UPDATE: Nate Silver pointed me to the BLS extrapolation of their population adjustment data (Table C at the bottom of this release). Long story short: the 1.2 million change in “Not in the Labor Force” is due entirely to the population adjustment and is not (as I assumed when writing this post) a straight across-the-board proportional increase. From December-January, we actually saw a “Not in the Labor Force” decrease which would mean people returning to the workforce. This is awesome. I’ll leave this post here as a testament to my own ignorance.

BLS data came out today and, if you follow me on Twitter, you’ll know that’s kind of “my thing”. I tried to explain this in tweet form, but it requires a bigger canvas.

There was some noise made today that we say “1.2 million people drop out of the workforce”. Zero Hedge and Iowahawk, both of whom are usually really good with numbers, made this claim.

And I want to explain why that isn’t so.

First, let’s look at where that number comes from. In the BLS Employment tables, there is a stat called “Not In The Work Force”. That number rose from 86.7 million in December 2011 to 87.9 million in January 2012, a rise of 1.2 million in one month.

Usually, when I talk about “people dropping out of the labor force”, I’m talking about the actual stat “Civilian Labor Force Level” decreasing as a raw number. This isn’t what happened. In fact, the Labor Force jumped half a million between December and January (the third biggest jump since the recession began).

So… the labor force rose dramatically, but “not in the labor force” also rose dramatically. Why is that?

The answer lies in the population. Normally population increases are a super-boring statistic in the job report. They always go up about the same amount, 150K-200K per month. However, the BLS does an annual adjustment every January. The last two adjustments have been downward, but this January, the adjustment was a huge upward one.


That’s a population adjustment of 1.7 million people. That’s big. In fact, that’s second biggest population adjustment in BLS data ever.

So when the population is adjusted, everything else in the data set gets adjusted too. The Labor Force goes up, Employment goes up, and the Not in the Labor Force goes up.

Now, the concerning thing about this adjustment, and the only mote in an otherwise spotless jobs report, is the distribution of this adjustment. We have a labor force participation rate of 63.7% (which is very, very low). If we add a hundred people, ideally we’d like to see at least 64 of them added join the workforce (to keep that participation rate up). We want to see the labor force grow at least on the level of the population.

Instead, what we got was this:

The BLS added 1.6 million people to the population number but only 30% of those were added to the Labor Force. That’s upside down from what we should expect in a normal adjustment.

Now… what does this mean?

Here is my theory based on how I understand the stats work.

At the end of 2011, the BLS re-calculates their population numbers and says “Whoa… we’ve way undercounted the population, so let’s adjust that number.” They adjust that number up and all the other numbers with it go up too. So what happened was that the “Not in the labor force” count did go up, but the population adjustment amplified the increase. And the Labor Force probably went down, but the population adjustment made it look like it’s going up.

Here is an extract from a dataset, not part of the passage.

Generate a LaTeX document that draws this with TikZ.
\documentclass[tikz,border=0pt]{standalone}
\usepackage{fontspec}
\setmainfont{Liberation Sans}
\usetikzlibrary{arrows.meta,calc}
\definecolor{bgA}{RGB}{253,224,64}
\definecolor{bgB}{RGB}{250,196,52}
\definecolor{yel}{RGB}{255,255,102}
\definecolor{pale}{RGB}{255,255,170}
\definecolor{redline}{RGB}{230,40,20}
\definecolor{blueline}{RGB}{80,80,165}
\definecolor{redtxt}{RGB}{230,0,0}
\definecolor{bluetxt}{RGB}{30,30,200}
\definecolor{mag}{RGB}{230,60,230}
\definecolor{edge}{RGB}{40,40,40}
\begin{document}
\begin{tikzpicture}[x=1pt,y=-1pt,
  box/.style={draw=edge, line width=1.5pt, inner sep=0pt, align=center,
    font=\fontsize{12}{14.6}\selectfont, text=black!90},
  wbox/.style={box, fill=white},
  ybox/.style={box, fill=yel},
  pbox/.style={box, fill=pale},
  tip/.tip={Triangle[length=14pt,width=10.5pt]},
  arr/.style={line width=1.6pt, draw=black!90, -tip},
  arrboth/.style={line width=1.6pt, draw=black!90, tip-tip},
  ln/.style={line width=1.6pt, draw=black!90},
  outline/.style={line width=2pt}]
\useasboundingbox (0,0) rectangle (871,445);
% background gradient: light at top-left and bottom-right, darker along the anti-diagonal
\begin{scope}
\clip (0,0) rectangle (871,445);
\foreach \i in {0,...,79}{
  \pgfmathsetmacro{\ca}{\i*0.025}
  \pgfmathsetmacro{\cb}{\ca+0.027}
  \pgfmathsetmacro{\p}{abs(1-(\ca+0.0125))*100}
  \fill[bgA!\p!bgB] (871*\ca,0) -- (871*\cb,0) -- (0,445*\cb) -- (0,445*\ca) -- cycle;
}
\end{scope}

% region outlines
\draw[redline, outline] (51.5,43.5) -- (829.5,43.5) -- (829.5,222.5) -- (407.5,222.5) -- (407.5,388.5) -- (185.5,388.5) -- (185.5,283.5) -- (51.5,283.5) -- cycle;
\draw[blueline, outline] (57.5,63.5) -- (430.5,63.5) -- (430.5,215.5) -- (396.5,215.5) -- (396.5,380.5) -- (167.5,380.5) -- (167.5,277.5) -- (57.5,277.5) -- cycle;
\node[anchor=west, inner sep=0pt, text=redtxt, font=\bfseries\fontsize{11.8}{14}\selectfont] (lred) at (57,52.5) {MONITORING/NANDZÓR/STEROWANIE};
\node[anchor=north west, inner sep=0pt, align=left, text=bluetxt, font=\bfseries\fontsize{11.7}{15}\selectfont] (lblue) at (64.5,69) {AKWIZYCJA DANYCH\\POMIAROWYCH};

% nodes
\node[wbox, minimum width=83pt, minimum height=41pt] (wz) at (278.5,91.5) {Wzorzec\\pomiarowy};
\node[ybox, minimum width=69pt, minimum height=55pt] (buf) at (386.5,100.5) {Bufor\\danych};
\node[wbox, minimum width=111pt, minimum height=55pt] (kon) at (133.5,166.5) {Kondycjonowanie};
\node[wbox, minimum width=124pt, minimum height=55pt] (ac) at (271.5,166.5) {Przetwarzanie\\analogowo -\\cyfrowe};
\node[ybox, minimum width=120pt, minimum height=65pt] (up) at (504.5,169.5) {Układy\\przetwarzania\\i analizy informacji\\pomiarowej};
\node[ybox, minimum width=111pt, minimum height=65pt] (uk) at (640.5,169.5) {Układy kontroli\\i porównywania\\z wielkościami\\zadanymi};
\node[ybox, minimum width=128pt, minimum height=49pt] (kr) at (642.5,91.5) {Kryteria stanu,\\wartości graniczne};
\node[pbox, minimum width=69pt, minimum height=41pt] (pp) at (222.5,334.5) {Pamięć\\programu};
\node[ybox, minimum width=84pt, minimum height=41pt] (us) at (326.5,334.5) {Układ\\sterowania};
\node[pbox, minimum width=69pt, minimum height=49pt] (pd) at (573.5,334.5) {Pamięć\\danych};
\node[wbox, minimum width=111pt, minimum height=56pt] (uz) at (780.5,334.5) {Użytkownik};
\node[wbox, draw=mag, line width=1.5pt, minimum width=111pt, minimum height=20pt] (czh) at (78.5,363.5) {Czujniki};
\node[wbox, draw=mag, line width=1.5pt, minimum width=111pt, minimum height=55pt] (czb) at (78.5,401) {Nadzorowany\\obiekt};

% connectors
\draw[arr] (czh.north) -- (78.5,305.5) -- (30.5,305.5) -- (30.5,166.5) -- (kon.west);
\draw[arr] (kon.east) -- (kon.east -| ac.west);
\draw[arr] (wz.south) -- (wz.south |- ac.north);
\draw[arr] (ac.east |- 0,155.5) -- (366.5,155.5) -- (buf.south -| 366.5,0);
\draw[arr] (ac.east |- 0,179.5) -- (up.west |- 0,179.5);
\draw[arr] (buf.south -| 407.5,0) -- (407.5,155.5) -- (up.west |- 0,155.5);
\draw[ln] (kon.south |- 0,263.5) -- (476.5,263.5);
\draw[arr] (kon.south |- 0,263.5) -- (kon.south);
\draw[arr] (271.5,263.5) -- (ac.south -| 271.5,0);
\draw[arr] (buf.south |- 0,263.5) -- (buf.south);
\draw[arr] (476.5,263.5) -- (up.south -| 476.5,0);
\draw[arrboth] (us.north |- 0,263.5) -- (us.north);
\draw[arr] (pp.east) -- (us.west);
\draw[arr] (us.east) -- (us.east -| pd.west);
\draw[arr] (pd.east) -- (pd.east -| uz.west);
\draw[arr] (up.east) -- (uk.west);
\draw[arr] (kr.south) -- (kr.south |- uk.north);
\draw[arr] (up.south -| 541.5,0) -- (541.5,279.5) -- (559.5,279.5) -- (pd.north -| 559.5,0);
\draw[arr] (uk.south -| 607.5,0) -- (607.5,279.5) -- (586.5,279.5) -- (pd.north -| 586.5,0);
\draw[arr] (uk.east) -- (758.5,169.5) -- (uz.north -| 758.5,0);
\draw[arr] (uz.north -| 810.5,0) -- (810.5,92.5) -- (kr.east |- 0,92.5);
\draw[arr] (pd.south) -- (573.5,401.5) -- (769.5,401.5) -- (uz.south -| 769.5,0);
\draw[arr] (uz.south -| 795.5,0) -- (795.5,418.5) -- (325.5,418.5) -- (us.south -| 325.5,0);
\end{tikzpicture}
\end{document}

I did some rough calculations (adjusting the December population upwards so that it more closely matches the January population) and, if we smooth the population adjustment, the jobs report looks less rosy. It looks like we lost another 450K from the labor force, which accounts for nearly all of the drop in unemployment.

The complicated nature of these numbers means that this observation won’t get very much traction (and, honestly, I’m not 100% convinced I’ve accounted for everything so maybe it shouldn’t) but it fits into the overall observation that employment increases are just not keeping up with population increases. I wouldn’t say this is alarming, but it is concerning.